We agree with defendant on its appeal, however, that the court erred in denying the motion with respect to the breach of fiduciary duty cause of action. "A fiduciary relationship exists between two persons when one of them is under a duty to act for or to give advice for the benefit of another upon matters within the scope of the relation" (Marmelstein v Kehillat New Hempstead: The Rav Aron Jofen Community Synagogue, 11 NY3d 15, 21 [2008] [internal quotation marks omitted]; see EBC I, Inc. v Goldman, Sachs & Co., 5 NY3d 11, 19 [2005]). Although the existence of a fiduciary relationship is generally a fact-specific issue, "two essential elements of a fiduciary relation are . . . de facto control and dominance" (Marmelstein, 11 NY3d at 21 [internal quotation marks omitted]). Here, defendant met its initial burden on the motion by establishing that there was no relationship of dependence and trust between plaintiff and her husband, and defendant (see generally EBC I, Inc., 5 NY3d at 19) and that it did not dominate or control the investigation into Mendy or the protection of plaintiff and her husband (see generally Marmelstein, 11 NY3d at 21).

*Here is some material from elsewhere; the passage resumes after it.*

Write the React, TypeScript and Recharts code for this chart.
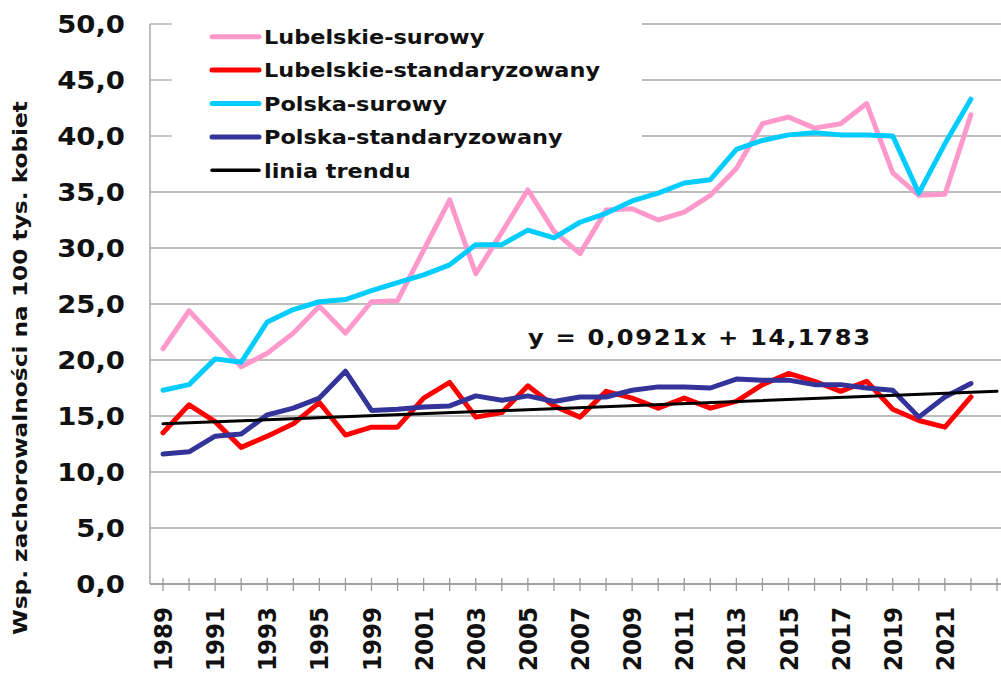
import React from 'react';
import { CartesianGrid, Line, LineChart, XAxis, YAxis } from 'recharts';

// categories (one year between 1995 and 1999 only; last slot is the trend's forward period)
const years = [
  '1989', '1990', '1991', '1992', '1993', '1994', '1995', '1997', '1999', '2000',
  '2001', '2002', '2003', '2004', '2005', '2006', '2007', '2008', '2009', '2010',
  '2011', '2012', '2013', '2014', '2015', '2016', '2017', '2018', '2019', '2020',
  '2021', '2022', '',
];
const labeledYears = [
  '1989', '1991', '1993', '1995', '1999', '2001', '2003', '2005',
  '2007', '2009', '2011', '2013', '2015', '2017', '2019', '2021',
];

const lubelskieSurowy = [
  21.0, 24.4, 21.9, 19.4, 20.6, 22.4, 24.8, 22.4, 25.2, 25.3,
  29.8, 34.3, 27.7, 31.4, 35.2, 31.5, 29.5, 33.4, 33.5, 32.5,
  33.2, 34.7, 37.1, 41.1, 41.7, 40.7, 41.1, 42.9, 36.7, 34.7,
  34.8, 41.9,
];
const lubelskieStd = [
  13.5, 16.0, 14.5, 12.2, 13.2, 14.3, 16.2, 13.3, 14.0, 14.0,
  16.6, 18.0, 14.9, 15.3, 17.7, 15.9, 14.9, 17.2, 16.6, 15.7,
  16.6, 15.7, 16.3, 17.8, 18.8, 18.1, 17.2, 18.1, 15.6, 14.6,
  14.0, 16.7,
];
const polskaSurowy = [
  17.3, 17.8, 20.1, 19.8, 23.4, 24.5, 25.2, 25.4, 26.2, 26.9,
  27.6, 28.5, 30.3, 30.3, 31.6, 30.9, 32.3, 33.1, 34.2, 34.9,
  35.8, 36.1, 38.8, 39.6, 40.1, 40.3, 40.1, 40.1, 40.0, 34.9,
  39.3, 43.3,
];
const polskaStd = [
  11.6, 11.8, 13.2, 13.4, 15.1, 15.7, 16.6, 19.0, 15.5, 15.6,
  15.8, 15.9, 16.8, 16.4, 16.8, 16.3, 16.7, 16.7, 17.3, 17.6,
  17.6, 17.5, 18.3, 18.2, 18.2, 17.8, 17.8, 17.5, 17.3, 14.9,
  16.7, 17.9,
];
// trend line end points
const trendStart = 14.3;
const trendEnd = 17.2;

const yTicks = [0, 5, 10, 15, 20, 25, 30, 35, 40, 45, 50];

const series = [
  { key: 'lubSur', name: 'Lubelskie-surowy', color: '#FF99CC', width: 5 },
  { key: 'lubStd', name: 'Lubelskie-standaryzowany', color: '#FF0000', width: 5 },
  { key: 'plSur', name: 'Polska-surowy', color: '#00CCFF', width: 5 },
  { key: 'plStd', name: 'Polska-standaryzowany', color: '#333399', width: 5 },
  { key: 'trend', name: 'linia trendu', color: '#000000', width: 3 },
];

const data = years.map((year, i) => ({
  year,
  lubSur: lubelskieSurowy[i] ?? null,
  lubStd: lubelskieStd[i] ?? null,
  plSur: polskaSurowy[i] ?? null,
  plStd: polskaStd[i] ?? null,
  trend: i === 0 ? trendStart : i === years.length - 1 ? trendEnd : null,
}));

const FONT = '"DejaVu Sans", Verdana, sans-serif';
const AXIS_GRAY = '#9a9a9a';
const GRID_GRAY = '#a6a6a6';

// legend box (white in the original, it hides the top gridlines)
const LEG = { x: 172, y: 20, w: 470, row: 33.4 };
const LEG_BOTTOM = LEG.y + LEG.row * series.length;

function GridLine(props: any) {
  const { x1, x2, y1, y2 } = props;
  const common = { stroke: GRID_GRAY, strokeWidth: 1.3, fill: 'none' };
  if (y1 > LEG.y && y1 < LEG_BOTTOM) {
    return (
      <g>
        <line x1={x1} x2={LEG.x} y1={y1} y2={y2} {...common} />
        <line x1={LEG.x + LEG.w} x2={x2} y1={y1} y2={y2} {...common} />
      </g>
    );
  }
  return <line x1={x1} x2={x2} y1={y1} y2={y2} {...common} />;
}

function YearTick(props: any) {
  const { x, y, payload } = props;
  const show = labeledYears.includes(payload.value);
  return (
    <g>
      <line x1={x} x2={x} y1={y - 6} y2={y + 7} stroke={AXIS_GRAY} strokeWidth={1.3} />
      {show && (
        <text
          transform={`translate(${x},${y + 23}) scale(1.1,1) rotate(-90)`}
          textAnchor="end"
          dy="0.36em"
          fontFamily={FONT}
          fontWeight="bold"
          fontSize={23}
          fill="#111"
        >
          {payload.value}
        </text>
      )}
    </g>
  );
}

function ValueTick(props: any) {
  const { x, y, payload } = props;
  return (
    <text
      transform={`translate(${x},${y}) scale(1.1,1)`}
      textAnchor="end"
      dy="0.36em"
      fontFamily={FONT}
      fontWeight="bold"
      fontSize={25}
      fill="#111"
    >
      {payload.value.toFixed(1).replace('.', ',')}
    </text>
  );
}

function LegendBox() {
  return (
    <g>
      {series.map((s, i) => {
        const cy = LEG.y + LEG.row * (i + 0.5);
        return (
          <g key={s.key}>
            <line
              x1={212}
              x2={259}
              y1={cy}
              y2={cy}
              stroke={s.color}
              strokeWidth={s.width === 5 ? 5 : 3.5}
              strokeLinecap="round"
            />
            <text
              transform={`translate(264,${cy + 7.3}) scale(1.12,1)`}
              fontFamily={FONT}
              fontWeight="bold"
              fontSize={20}
              fill="#111"
            >
              {s.name}
            </text>
          </g>
        );
      })}
    </g>
  );
}

export default function App() {
  return (
    <div style={{ position: 'absolute', left: 0, top: 0, width: 1001, height: 673 }}>
      <LineChart width={1001} height={673} data={data} margin={{ top: 24, right: 0, bottom: 0, left: 0 }}>
        <CartesianGrid vertical={false} horizontal={(p: any) => <GridLine {...p} />} />
        <XAxis
          dataKey="year"
          height={89}
          interval={0}
          padding={{ left: 13, right: 4 }}
          tickLine={false}
          tickSize={0}
          tickMargin={0}
          tick={<YearTick />}
          axisLine={{ stroke: AXIS_GRAY, strokeWidth: 1.3 }}
        />
        <YAxis
          width={150}
          domain={[0, 50]}
          ticks={yTicks}
          interval={0}
          tickLine={false}
          tickSize={0}
          tickMargin={25}
          tick={<ValueTick />}
          axisLine={{ stroke: AXIS_GRAY, strokeWidth: 1.3 }}
        />
        {series.map((s) => (
          <Line
            key={s.key}
            dataKey={s.key}
            name={s.name}
            type="linear"
            stroke={s.color}
            strokeWidth={s.width}
            strokeLinejoin="round"
            strokeLinecap="round"
            dot={false}
            activeDot={false}
            connectNulls={s.key === 'trend'}
            isAnimationActive={false}
          />
        ))}
      </LineChart>
      <svg
        width={1001}
        height={673}
        style={{ position: 'absolute', left: 0, top: 0, pointerEvents: 'none' }}
      >
        <LegendBox />
        <text
          transform="translate(27,368) rotate(-90)"
          textAnchor="middle"
          fontFamily={FONT}
          fontWeight="bold"
          fontSize={20}
          textLength={534}
          lengthAdjust="spacingAndGlyphs"
          fill="#111"
        >
          Wsp. zachorowalności na 100 tys. kobiet
        </text>
        <text
          transform="translate(528,345) scale(1.1,1)"
          fontFamily={FONT}
          fontWeight="bold"
          fontSize={22}
          textLength={311}
          lengthAdjust="spacing"
          fill="#111"
        >
          y = 0,0921x + 14,1783
        </text>
      </svg>
    </div>
  );
}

Further, the at-will employment relationship between plaintiff's husband and defendant did not create a fiduciary duty on defendant's part (see Serow v Xerox Corp., 166 AD2d 917, 918 [4th Dept 1990]; Budet v Tiffany & Co., 155 AD2d 408, 409 [2d Dept 1989]), and plaintiff left her employment with defendant before the complained-of harassment started.

In opposition, plaintiff failed to raise a triable issue of material fact with respect thereto.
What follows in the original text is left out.